What to do: Keep the pictures out of the copy and print all the entries below exactly.

A run of records:
______________________________
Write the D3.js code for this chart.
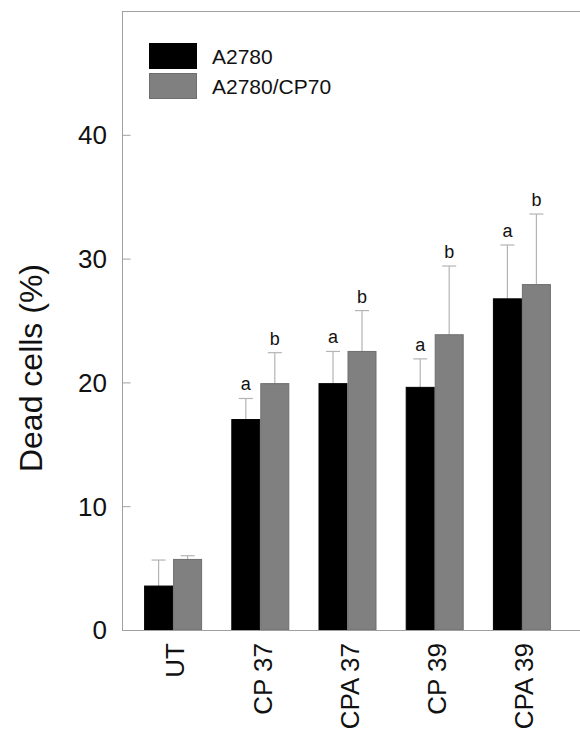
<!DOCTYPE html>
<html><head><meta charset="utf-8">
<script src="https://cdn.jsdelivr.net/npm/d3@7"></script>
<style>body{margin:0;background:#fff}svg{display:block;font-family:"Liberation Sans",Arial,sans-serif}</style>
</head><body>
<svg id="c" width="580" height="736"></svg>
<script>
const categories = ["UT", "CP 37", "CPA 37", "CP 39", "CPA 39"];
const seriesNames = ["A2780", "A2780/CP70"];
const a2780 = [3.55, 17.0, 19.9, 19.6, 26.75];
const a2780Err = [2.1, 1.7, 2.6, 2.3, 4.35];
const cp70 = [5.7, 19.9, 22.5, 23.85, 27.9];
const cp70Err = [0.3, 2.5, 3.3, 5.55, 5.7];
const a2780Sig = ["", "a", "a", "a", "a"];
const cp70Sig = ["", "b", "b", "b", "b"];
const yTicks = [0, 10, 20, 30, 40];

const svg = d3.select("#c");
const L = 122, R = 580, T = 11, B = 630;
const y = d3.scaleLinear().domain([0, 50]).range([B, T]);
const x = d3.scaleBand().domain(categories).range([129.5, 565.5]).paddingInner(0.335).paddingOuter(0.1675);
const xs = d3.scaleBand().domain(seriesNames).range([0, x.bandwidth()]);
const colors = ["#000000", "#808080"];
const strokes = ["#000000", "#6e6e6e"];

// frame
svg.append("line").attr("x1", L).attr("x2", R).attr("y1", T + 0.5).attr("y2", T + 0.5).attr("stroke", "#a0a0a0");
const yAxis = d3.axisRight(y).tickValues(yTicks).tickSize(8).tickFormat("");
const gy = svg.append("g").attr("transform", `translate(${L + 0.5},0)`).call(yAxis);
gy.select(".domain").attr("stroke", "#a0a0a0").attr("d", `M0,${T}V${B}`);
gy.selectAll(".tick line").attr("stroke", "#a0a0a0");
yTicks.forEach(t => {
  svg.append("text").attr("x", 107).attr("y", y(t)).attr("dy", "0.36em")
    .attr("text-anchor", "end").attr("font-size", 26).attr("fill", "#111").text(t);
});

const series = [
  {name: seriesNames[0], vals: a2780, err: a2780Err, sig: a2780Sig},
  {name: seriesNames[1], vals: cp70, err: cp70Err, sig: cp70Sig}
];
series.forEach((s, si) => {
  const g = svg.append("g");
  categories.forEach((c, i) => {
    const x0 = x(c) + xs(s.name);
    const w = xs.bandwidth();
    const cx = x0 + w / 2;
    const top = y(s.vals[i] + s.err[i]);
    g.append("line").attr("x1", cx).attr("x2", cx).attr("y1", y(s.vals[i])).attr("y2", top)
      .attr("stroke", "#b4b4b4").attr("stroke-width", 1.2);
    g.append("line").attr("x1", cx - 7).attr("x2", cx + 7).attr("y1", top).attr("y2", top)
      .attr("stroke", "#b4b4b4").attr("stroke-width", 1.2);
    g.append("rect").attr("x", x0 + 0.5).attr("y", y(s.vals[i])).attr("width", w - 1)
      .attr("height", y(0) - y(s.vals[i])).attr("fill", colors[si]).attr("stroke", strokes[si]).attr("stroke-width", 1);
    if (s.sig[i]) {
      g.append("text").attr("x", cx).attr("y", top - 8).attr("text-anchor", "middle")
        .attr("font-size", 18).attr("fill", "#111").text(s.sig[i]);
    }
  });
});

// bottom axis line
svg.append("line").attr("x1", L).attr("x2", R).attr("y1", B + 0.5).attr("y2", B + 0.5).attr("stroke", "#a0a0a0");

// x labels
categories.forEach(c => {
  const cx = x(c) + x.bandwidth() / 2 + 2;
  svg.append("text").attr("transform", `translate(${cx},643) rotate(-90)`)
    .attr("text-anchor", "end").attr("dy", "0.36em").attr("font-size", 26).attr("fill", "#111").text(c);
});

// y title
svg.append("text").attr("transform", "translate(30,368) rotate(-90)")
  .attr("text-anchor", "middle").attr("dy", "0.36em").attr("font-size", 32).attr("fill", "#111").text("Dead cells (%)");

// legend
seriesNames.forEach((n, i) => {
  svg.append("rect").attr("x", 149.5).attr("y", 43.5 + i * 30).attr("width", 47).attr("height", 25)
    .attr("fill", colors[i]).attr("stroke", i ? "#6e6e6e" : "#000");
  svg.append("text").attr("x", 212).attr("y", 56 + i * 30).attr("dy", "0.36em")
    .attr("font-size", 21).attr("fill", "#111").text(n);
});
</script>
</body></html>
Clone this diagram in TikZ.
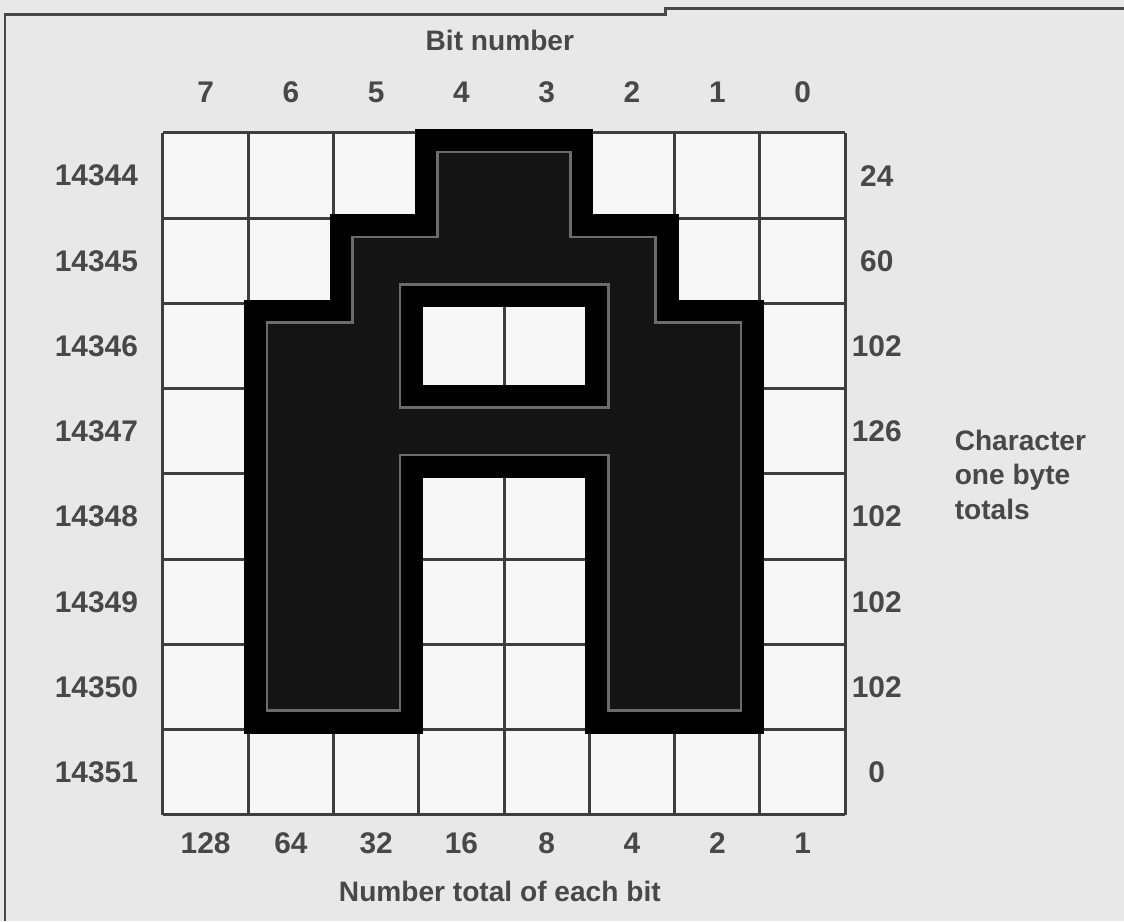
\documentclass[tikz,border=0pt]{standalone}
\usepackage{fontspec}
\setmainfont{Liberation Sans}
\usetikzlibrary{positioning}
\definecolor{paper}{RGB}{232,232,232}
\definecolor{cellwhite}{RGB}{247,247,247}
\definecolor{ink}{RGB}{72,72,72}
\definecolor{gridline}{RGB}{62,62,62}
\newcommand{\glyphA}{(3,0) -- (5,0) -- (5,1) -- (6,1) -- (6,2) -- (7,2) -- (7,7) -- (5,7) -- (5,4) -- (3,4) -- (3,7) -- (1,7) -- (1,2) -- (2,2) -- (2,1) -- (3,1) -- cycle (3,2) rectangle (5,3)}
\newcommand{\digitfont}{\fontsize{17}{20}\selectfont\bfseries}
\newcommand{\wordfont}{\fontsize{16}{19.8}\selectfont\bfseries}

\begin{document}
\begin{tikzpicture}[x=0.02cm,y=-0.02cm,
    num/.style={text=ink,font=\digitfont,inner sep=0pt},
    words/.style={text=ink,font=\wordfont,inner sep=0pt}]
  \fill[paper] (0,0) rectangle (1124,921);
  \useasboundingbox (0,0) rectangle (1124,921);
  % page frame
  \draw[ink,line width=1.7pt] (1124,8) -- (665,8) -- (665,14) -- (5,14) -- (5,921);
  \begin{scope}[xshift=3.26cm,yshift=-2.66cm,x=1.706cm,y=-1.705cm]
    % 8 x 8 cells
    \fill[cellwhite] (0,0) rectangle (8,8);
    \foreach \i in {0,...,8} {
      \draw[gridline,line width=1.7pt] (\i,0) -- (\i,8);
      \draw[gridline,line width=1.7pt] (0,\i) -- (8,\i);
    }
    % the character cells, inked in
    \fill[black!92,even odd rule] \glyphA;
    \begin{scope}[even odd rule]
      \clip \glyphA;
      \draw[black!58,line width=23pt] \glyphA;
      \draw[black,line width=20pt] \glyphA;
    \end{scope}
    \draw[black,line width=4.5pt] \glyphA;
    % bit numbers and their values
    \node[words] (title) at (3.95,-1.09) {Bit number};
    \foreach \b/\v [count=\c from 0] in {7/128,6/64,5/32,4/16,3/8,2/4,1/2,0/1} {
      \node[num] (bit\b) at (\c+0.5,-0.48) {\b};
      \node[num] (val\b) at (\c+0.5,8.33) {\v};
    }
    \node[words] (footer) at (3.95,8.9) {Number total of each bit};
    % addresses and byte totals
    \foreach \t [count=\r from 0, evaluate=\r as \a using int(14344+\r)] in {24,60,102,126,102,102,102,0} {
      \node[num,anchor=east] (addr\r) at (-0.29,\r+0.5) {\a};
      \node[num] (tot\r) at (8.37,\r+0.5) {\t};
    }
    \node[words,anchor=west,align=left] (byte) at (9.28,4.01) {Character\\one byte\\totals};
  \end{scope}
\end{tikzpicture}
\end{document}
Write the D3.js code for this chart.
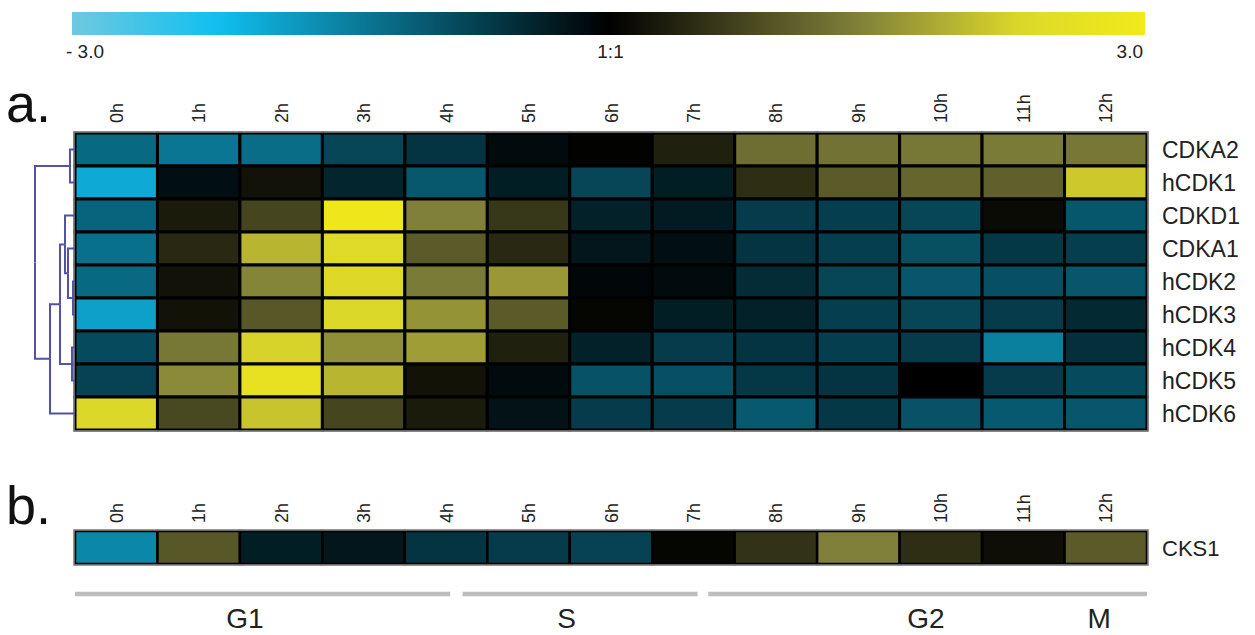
______________________________
Answer for this exercise:
Write the D3.js code for this chart.
<!DOCTYPE html>
<html><head><meta charset="utf-8">
<script src="https://cdn.jsdelivr.net/npm/d3@7"></script>
<style>body{margin:0;background:#fff}svg{display:block;font-family:"Liberation Sans",Arial,sans-serif}</style>
</head><body>
<svg id="c" width="580" height="736"></svg>
<script>
const categories = ["UT", "CP 37", "CPA 37", "CP 39", "CPA 39"];
const seriesNames = ["A2780", "A2780/CP70"];
const a2780 = [3.55, 17.0, 19.9, 19.6, 26.75];
const a2780Err = [2.1, 1.7, 2.6, 2.3, 4.35];
const cp70 = [5.7, 19.9, 22.5, 23.85, 27.9];
const cp70Err = [0.3, 2.5, 3.3, 5.55, 5.7];
const a2780Sig = ["", "a", "a", "a", "a"];
const cp70Sig = ["", "b", "b", "b", "b"];
const yTicks = [0, 10, 20, 30, 40];

const svg = d3.select("#c");
const L = 122, R = 580, T = 11, B = 630;
const y = d3.scaleLinear().domain([0, 50]).range([B, T]);
const x = d3.scaleBand().domain(categories).range([129.5, 565.5]).paddingInner(0.335).paddingOuter(0.1675);
const xs = d3.scaleBand().domain(seriesNames).range([0, x.bandwidth()]);
const colors = ["#000000", "#808080"];
const strokes = ["#000000", "#6e6e6e"];

// frame
svg.append("line").attr("x1", L).attr("x2", R).attr("y1", T + 0.5).attr("y2", T + 0.5).attr("stroke", "#a0a0a0");
const yAxis = d3.axisRight(y).tickValues(yTicks).tickSize(8).tickFormat("");
const gy = svg.append("g").attr("transform", `translate(${L + 0.5},0)`).call(yAxis);
gy.select(".domain").attr("stroke", "#a0a0a0").attr("d", `M0,${T}V${B}`);
gy.selectAll(".tick line").attr("stroke", "#a0a0a0");
yTicks.forEach(t => {
  svg.append("text").attr("x", 107).attr("y", y(t)).attr("dy", "0.36em")
    .attr("text-anchor", "end").attr("font-size", 26).attr("fill", "#111").text(t);
});

const series = [
  {name: seriesNames[0], vals: a2780, err: a2780Err, sig: a2780Sig},
  {name: seriesNames[1], vals: cp70, err: cp70Err, sig: cp70Sig}
];
series.forEach((s, si) => {
  const g = svg.append("g");
  categories.forEach((c, i) => {
    const x0 = x(c) + xs(s.name);
    const w = xs.bandwidth();
    const cx = x0 + w / 2;
    const top = y(s.vals[i] + s.err[i]);
    g.append("line").attr("x1", cx).attr("x2", cx).attr("y1", y(s.vals[i])).attr("y2", top)
      .attr("stroke", "#b4b4b4").attr("stroke-width", 1.2);
    g.append("line").attr("x1", cx - 7).attr("x2", cx + 7).attr("y1", top).attr("y2", top)
      .attr("stroke", "#b4b4b4").attr("stroke-width", 1.2);
    g.append("rect").attr("x", x0 + 0.5).attr("y", y(s.vals[i])).attr("width", w - 1)
      .attr("height", y(0) - y(s.vals[i])).attr("fill", colors[si]).attr("stroke", strokes[si]).attr("stroke-width", 1);
    if (s.sig[i]) {
      g.append("text").attr("x", cx).attr("y", top - 8).attr("text-anchor", "middle")
        .attr("font-size", 18).attr("fill", "#111").text(s.sig[i]);
    }
  });
});

// bottom axis line
svg.append("line").attr("x1", L).attr("x2", R).attr("y1", B + 0.5).attr("y2", B + 0.5).attr("stroke", "#a0a0a0");

// x labels
categories.forEach(c => {
  const cx = x(c) + x.bandwidth() / 2 + 2;
  svg.append("text").attr("transform", `translate(${cx},643) rotate(-90)`)
    .attr("text-anchor", "end").attr("dy", "0.36em").attr("font-size", 26).attr("fill", "#111").text(c);
});

// y title
svg.append("text").attr("transform", "translate(30,368) rotate(-90)")
  .attr("text-anchor", "middle").attr("dy", "0.36em").attr("font-size", 32).attr("fill", "#111").text("Dead cells (%)");

// legend
seriesNames.forEach((n, i) => {
  svg.append("rect").attr("x", 149.5).attr("y", 43.5 + i * 30).attr("width", 47).attr("height", 25)
    .attr("fill", colors[i]).attr("stroke", i ? "#6e6e6e" : "#000");
  svg.append("text").attr("x", 212).attr("y", 56 + i * 30).attr("dy", "0.36em")
    .attr("font-size", 21).attr("fill", "#111").text(n);
});
</script>
</body></html>
Clone this diagram in TikZ.
\documentclass[tikz,border=0pt]{standalone}
\usepackage{fontspec}
\setmainfont{Liberation Sans}
\usetikzlibrary{positioning}
\definecolor{paper}{RGB}{232,232,232}
\definecolor{cellwhite}{RGB}{247,247,247}
\definecolor{ink}{RGB}{72,72,72}
\definecolor{gridline}{RGB}{62,62,62}
\newcommand{\glyphA}{(3,0) -- (5,0) -- (5,1) -- (6,1) -- (6,2) -- (7,2) -- (7,7) -- (5,7) -- (5,4) -- (3,4) -- (3,7) -- (1,7) -- (1,2) -- (2,2) -- (2,1) -- (3,1) -- cycle (3,2) rectangle (5,3)}
\newcommand{\digitfont}{\fontsize{17}{20}\selectfont\bfseries}
\newcommand{\wordfont}{\fontsize{16}{19.8}\selectfont\bfseries}

\begin{document}
\begin{tikzpicture}[x=0.02cm,y=-0.02cm,
    num/.style={text=ink,font=\digitfont,inner sep=0pt},
    words/.style={text=ink,font=\wordfont,inner sep=0pt}]
  \fill[paper] (0,0) rectangle (1124,921);
  \useasboundingbox (0,0) rectangle (1124,921);
  % page frame
  \draw[ink,line width=1.7pt] (1124,8) -- (665,8) -- (665,14) -- (5,14) -- (5,921);
  \begin{scope}[xshift=3.26cm,yshift=-2.66cm,x=1.706cm,y=-1.705cm]
    % 8 x 8 cells
    \fill[cellwhite] (0,0) rectangle (8,8);
    \foreach \i in {0,...,8} {
      \draw[gridline,line width=1.7pt] (\i,0) -- (\i,8);
      \draw[gridline,line width=1.7pt] (0,\i) -- (8,\i);
    }
    % the character cells, inked in
    \fill[black!92,even odd rule] \glyphA;
    \begin{scope}[even odd rule]
      \clip \glyphA;
      \draw[black!58,line width=23pt] \glyphA;
      \draw[black,line width=20pt] \glyphA;
    \end{scope}
    \draw[black,line width=4.5pt] \glyphA;
    % bit numbers and their values
    \node[words] (title) at (3.95,-1.09) {Bit number};
    \foreach \b/\v [count=\c from 0] in {7/128,6/64,5/32,4/16,3/8,2/4,1/2,0/1} {
      \node[num] (bit\b) at (\c+0.5,-0.48) {\b};
      \node[num] (val\b) at (\c+0.5,8.33) {\v};
    }
    \node[words] (footer) at (3.95,8.9) {Number total of each bit};
    % addresses and byte totals
    \foreach \t [count=\r from 0, evaluate=\r as \a using int(14344+\r)] in {24,60,102,126,102,102,102,0} {
      \node[num,anchor=east] (addr\r) at (-0.29,\r+0.5) {\a};
      \node[num] (tot\r) at (8.37,\r+0.5) {\t};
    }
    \node[words,anchor=west,align=left] (byte) at (9.28,4.01) {Character\\one byte\\totals};
  \end{scope}
\end{tikzpicture}
\end{document}
Write the D3.js code for this chart.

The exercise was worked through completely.